SET EXERCISE: How many lines in the records below hold the string "this"? Please answer with the number and nothing more.

>> start

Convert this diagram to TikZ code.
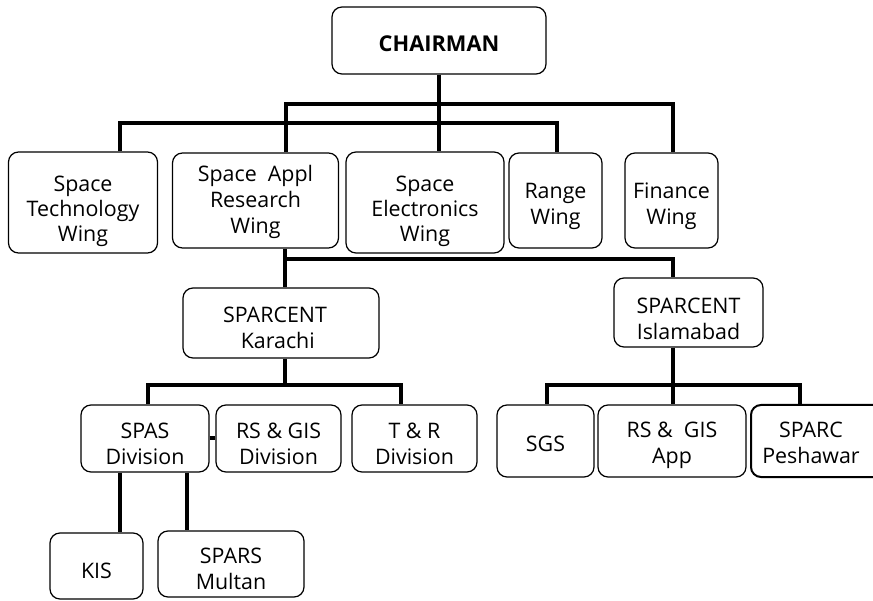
\documentclass[tikz,border=0pt]{standalone}
\usepackage{fontspec}
\setmainfont{Open Sans}
% text block whose first baseline lies #1 below the box centre
\newcommand\tb[2]{\raisebox{-#1}[0pt][0pt]{\begin{tabular}[t]{@{}c@{}}#2\end{tabular}}}
\begin{document}
\begin{tikzpicture}[x=1pt,y=-1pt,
  box/.style={draw, rounded corners=10pt, line width=1.2pt, align=center, inner sep=0pt,
    font=\fontsize{21.4}{26}\selectfont},
  conn/.style={line width=4pt, line join=miter}]
\useasboundingbox (0,0) rectangle (873,601);
% boxes
\node[box, minimum width=214pt, minimum height=67pt, font=\fontsize{21.8}{26}\selectfont\bfseries] (ch) at (439,40.5) {\tb{11.5pt}{CHAIRMAN}};
\node[box, minimum width=149pt, minimum height=101pt, font=\fontsize{21.4}{25}\selectfont] (stw) at (83,202.5) {\tb{-10.5pt}{Space\\Technology\\Wing}};
\node[box, minimum width=166pt, minimum height=95pt] (sarw) at (255.5,200.5) {\tb{-18.5pt}{Space\ \ Appl\\Research\\Wing}};
\node[box, minimum width=158pt, minimum height=101pt, font=\fontsize{21.4}{25}\selectfont] (sew) at (425,202.5) {\tb{-10.5pt}{Space\\Electronics\\Wing}};
\node[box, minimum width=93pt, minimum height=95pt] (rw) at (555.5,200.5) {\tb{-2.2pt}{Range\\Wing}};
\node[box, minimum width=93pt, minimum height=95pt] (fw) at (671.5,200.5) {\tb{-2.2pt}{Finance\\Wing}};
\node[box, minimum width=196pt, minimum height=70pt] (kar) at (281,323) {\tb{0pt}{SPARCENT\\\ Karachi}\hspace{12pt}};
\node[box, minimum width=149pt, minimum height=69pt] (isl) at (688.5,312.5) {\tb{1pt}{SPARCENT\\Islamabad}};
\node[box, minimum width=128pt, minimum height=67pt] (spas) at (145,438.5) {\tb{0.5pt}{SPAS\\Division}};
\node[box, minimum width=125pt, minimum height=67pt] (rsd) at (278.5,438.5) {\tb{0.5pt}{RS \& GIS\\Division}};
\node[box, minimum width=125pt, minimum height=67pt] (trd) at (414.5,438.5) {\tb{0.5pt}{T \& R\\Division}};
\node[box, minimum width=97pt, minimum height=72pt] (sgs) at (545.5,441) {\tb{11pt}{SGS}};
\node[box, minimum width=148pt, minimum height=72pt] (rsa) at (672,441) {\tb{-3pt}{RS \&\ \ GIS\\App}};
\begin{scope}
\clip (0,0) rectangle (873,601);
\node[box, line width=2pt, minimum width=140pt, minimum height=72pt] (pes) at (821,441)
  {\tb{-3pt}{SPARC\\Peshawar}\hspace{20pt}};
\end{scope}
\node[box, minimum width=93pt, minimum height=66pt] (kis) at (96.5,566) {\tb{12pt}{KIS}};
\node[box, minimum width=146pt, minimum height=66pt] (spars) at (231,564) {\tb{-0.7pt}{SPARS\\Multan}};
% junction coordinates
\coordinate (a1) at (286,104); \coordinate (a2) at (673,104);
\coordinate (b1) at (120,123); \coordinate (b2) at (557,123);
\coordinate (c1) at (285,259); \coordinate (c2) at (673,259);
\coordinate (d0) at (285,385); \coordinate (d1) at (148,385); \coordinate (d2) at (401,385);
\coordinate (e0) at (673,385); \coordinate (e1) at (547,385); \coordinate (e2) at (800,385);
\coordinate (k1) at (120,500); \coordinate (k2) at (187,500);
% connectors
\draw[conn] (ch.south) -- (ch.south |- sew.north);
\draw[conn] (sarw.north -| a1) -- (a1) -- (a2) -- (fw.north -| a2);
\draw[conn] (stw.north -| b1) -- (b1) -- (b2) -- (rw.north -| b2);
\draw[conn] (sarw.south -| c1) -- (c1) -- (c2) -- (isl.north -| c2);
\draw[conn] (c1) -- (kar.north -| c1);
\draw[conn] (kar.south -| d0) -- (d0);
\draw[conn] (spas.north -| d1) -- (d1) -- (d2) -- (trd.north -| d2);
\draw[conn] (spas.east) -- (rsd.west);
\draw[conn] (spas.south -| k1) -- (kis.north -| k1);
\draw[conn] (spas.south -| k2) -- (spars.north -| k2);
\draw[conn] (isl.south -| e0) -- (e0);
\draw[conn] (sgs.north -| e1) -- (e1) -- (e2) -- (pes.north -| e2);
\draw[conn] (e0) -- (rsa.north -| e0);
\end{tikzpicture}
\end{document}
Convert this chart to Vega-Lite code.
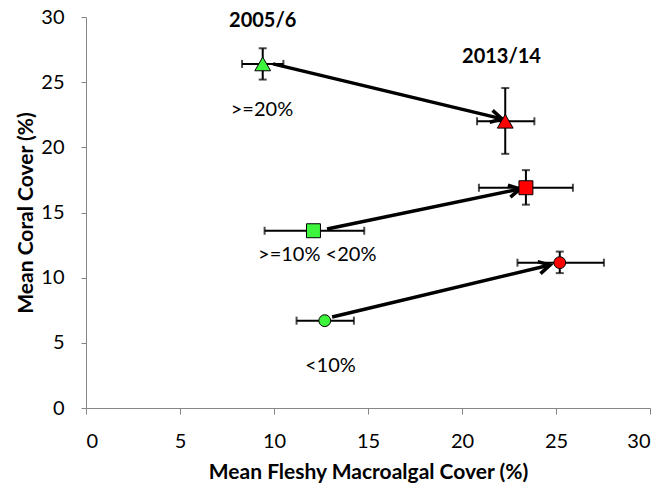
{
  "$schema": "https://vega.github.io/schema/vega-lite/v6.json",
  "autosize": {"type": "none"},
  "width": 564,
  "height": 391,
  "padding": {"left": 86, "top": 17, "right": 16, "bottom": 81},
  "background": "white",
  "config": {
    "view": {"stroke": null},
    "font": "Lato",
    "axis": {
      "grid": false,
      "domainColor": "#868686",
      "tickColor": "#868686",
      "tickSize": 6,
      "labelFont": "Lato",
      "labelFontSize": 20,
      "labelColor": "#000000",
      "titleFont": "Lato",
      "titleFontSize": 21,
      "titleFontWeight": "bold",
      "titleColor": "#000000"
    }
  },
  "datasets": {
    "pts": [
      {"grp": ">=20%", "period": "2005/6", "x": 9.4, "y": 26.4, "xlo": 8.3, "xhi": 10.5, "ylo": 25.2, "yhi": 27.6},
      {"grp": ">=20%", "period": "2013/14", "x": 22.3, "y": 22.0, "xlo": 20.8, "xhi": 23.85, "ylo": 19.5, "yhi": 24.55},
      {"grp": ">=10% <20%", "period": "2005/6", "x": 12.1, "y": 13.6, "xlo": 9.5, "xhi": 14.8, "ylo": 13.4, "yhi": 13.8},
      {"grp": ">=10% <20%", "period": "2013/14", "x": 23.4, "y": 16.9, "xlo": 20.9, "xhi": 25.9, "ylo": 15.6, "yhi": 18.25},
      {"grp": "<10%", "period": "2005/6", "x": 12.7, "y": 6.7, "xlo": 11.2, "xhi": 14.25, "ylo": 6.55, "yhi": 6.85},
      {"grp": "<10%", "period": "2013/14", "x": 25.2, "y": 11.15, "xlo": 22.95, "xhi": 27.55, "ylo": 10.35, "yhi": 12.0}
    ],
    "arrows": [
      {"grp": ">=20%", "x1": 9.95, "y1": 26.4, "x2": 22.13, "y2": 22.18},
      {"grp": ">=10% <20%", "x1": 12.82, "y1": 13.74, "x2": 23.09, "y2": 16.81},
      {"grp": "<10%", "x1": 13.09, "y1": 6.98, "x2": 24.68, "y2": 10.97}
    ],
    "labels": [
      {"t": "2005/6", "x": 9.4, "y": 29.7, "k": "period"},
      {"t": "2013/14", "x": 22.1, "y": 26.9, "k": "period"},
      {"t": ">=20%", "x": 9.36, "y": 22.9, "k": "grp"},
      {"t": ">=10% <20%", "x": 12.3, "y": 11.75, "k": "grp"},
      {"t": "<10%", "x": 13.0, "y": 3.2, "k": "grp"}
    ]
  },
  "layer": [
    {
      "data": {"name": "pts"},
      "mark": {"type": "errorbar", "ticks": {"size": 8, "thickness": 2, "color": "black"}, "rule": {"strokeWidth": 2, "color": "black"}},
      "encoding": {
        "x": {"field": "xlo", "type": "quantitative", "scale": {"domain": [0, 30]}, "title": "Mean Fleshy Macroalgal Cover (%)", "axis": {"values": [0, 5, 10, 15, 20, 25, 30], "labelPadding": 17, "titlePadding": 10}},
        "x2": {"field": "xhi"},
        "y": {"field": "y", "type": "quantitative", "scale": {"domain": [0, 30]}, "title": "Mean Coral Cover (%)", "axis": {"values": [0, 5, 10, 15, 20, 25, 30], "labelPadding": 17, "titlePadding": 4, "tickSize": 5}}
      }
    },
    {
      "data": {"name": "pts"},
      "mark": {"type": "errorbar", "ticks": {"size": 8, "thickness": 2, "color": "black"}, "rule": {"strokeWidth": 2, "color": "black"}},
      "encoding": {
        "y": {"field": "ylo", "type": "quantitative", "title": "Mean Coral Cover (%)"},
        "y2": {"field": "yhi"},
        "x": {"field": "x", "type": "quantitative", "title": "Mean Fleshy Macroalgal Cover (%)"}
      }
    },
    {
      "data": {"name": "arrows"},
      "mark": {"type": "rule", "strokeWidth": 3.5, "color": "black"},
      "encoding": {
        "x": {"field": "x1", "type": "quantitative", "title": "Mean Fleshy Macroalgal Cover (%)"},
        "y": {"field": "y1", "type": "quantitative", "title": "Mean Coral Cover (%)"},
        "x2": {"field": "x2"},
        "y2": {"field": "y2"}
      }
    },
    {
      "data": {"name": "arrows"},
      "transform": [{"filter": "datum.grp === '>=20%'"}],
      "mark": {"type": "point", "shape": "M-1,-0.55L0,0L-1,0.55", "size": 500, "filled": false, "stroke": "black", "strokeWidth": 3.5, "opacity": 1, "angle": 13.5},
      "encoding": {
        "x": {"field": "x2", "type": "quantitative", "title": "Mean Fleshy Macroalgal Cover (%)"},
        "y": {"field": "y2", "type": "quantitative", "title": "Mean Coral Cover (%)"}
      }
    },
    {
      "data": {"name": "arrows"},
      "transform": [{"filter": "datum.grp === '>=10% <20%'"}],
      "mark": {"type": "point", "shape": "M-1,-0.55L0,0L-1,0.55", "size": 500, "filled": false, "stroke": "black", "strokeWidth": 3.5, "opacity": 1, "angle": -11.7},
      "encoding": {
        "x": {"field": "x2", "type": "quantitative", "title": "Mean Fleshy Macroalgal Cover (%)"},
        "y": {"field": "y2", "type": "quantitative", "title": "Mean Coral Cover (%)"}
      }
    },
    {
      "data": {"name": "arrows"},
      "transform": [{"filter": "datum.grp === '<10%'"}],
      "mark": {"type": "point", "shape": "M-1,-0.55L0,0L-1,0.55", "size": 500, "filled": false, "stroke": "black", "strokeWidth": 3.5, "opacity": 1, "angle": -13.4},
      "encoding": {
        "x": {"field": "x2", "type": "quantitative", "title": "Mean Fleshy Macroalgal Cover (%)"},
        "y": {"field": "y2", "type": "quantitative", "title": "Mean Coral Cover (%)"}
      }
    },
    {
      "data": {"name": "pts"},
      "mark": {"type": "point", "filled": true, "stroke": "black", "strokeWidth": 1, "opacity": 1},
      "encoding": {
        "x": {"field": "x", "type": "quantitative", "title": "Mean Fleshy Macroalgal Cover (%)"},
        "y": {"field": "y", "type": "quantitative", "title": "Mean Coral Cover (%)"},
        "shape": {"field": "grp", "type": "nominal", "scale": {"domain": [">=20%", ">=10% <20%", "<10%"], "range": ["triangle-up", "square", "circle"]}, "legend": null},
        "size": {"field": "grp", "type": "nominal", "scale": {"domain": [">=20%", ">=10% <20%", "<10%"], "range": [250, 140, 130]}, "legend": null},
        "color": {"field": "period", "type": "nominal", "scale": {"domain": ["2005/6", "2013/14"], "range": ["#3CF53C", "#FF0000"]}, "legend": null}
      }
    },
    {
      "data": {"name": "labels"},
      "transform": [{"filter": "datum.k === 'grp'"}],
      "mark": {"type": "text", "font": "Lato", "fontSize": 20, "color": "#000000", "align": "center", "baseline": "middle"},
      "encoding": {
        "x": {"field": "x", "type": "quantitative", "title": "Mean Fleshy Macroalgal Cover (%)"},
        "y": {"field": "y", "type": "quantitative", "title": "Mean Coral Cover (%)"},
        "text": {"field": "t"}
      }
    },
    {
      "data": {"name": "labels"},
      "transform": [{"filter": "datum.k === 'period'"}],
      "mark": {"type": "text", "font": "Lato", "fontSize": 20, "fontWeight": "bold", "color": "#000000", "align": "center", "baseline": "middle"},
      "encoding": {
        "x": {"field": "x", "type": "quantitative", "title": "Mean Fleshy Macroalgal Cover (%)"},
        "y": {"field": "y", "type": "quantitative", "title": "Mean Coral Cover (%)"},
        "text": {"field": "t"}
      }
    }
  ]
}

>> end

FULL OUTPUT: 2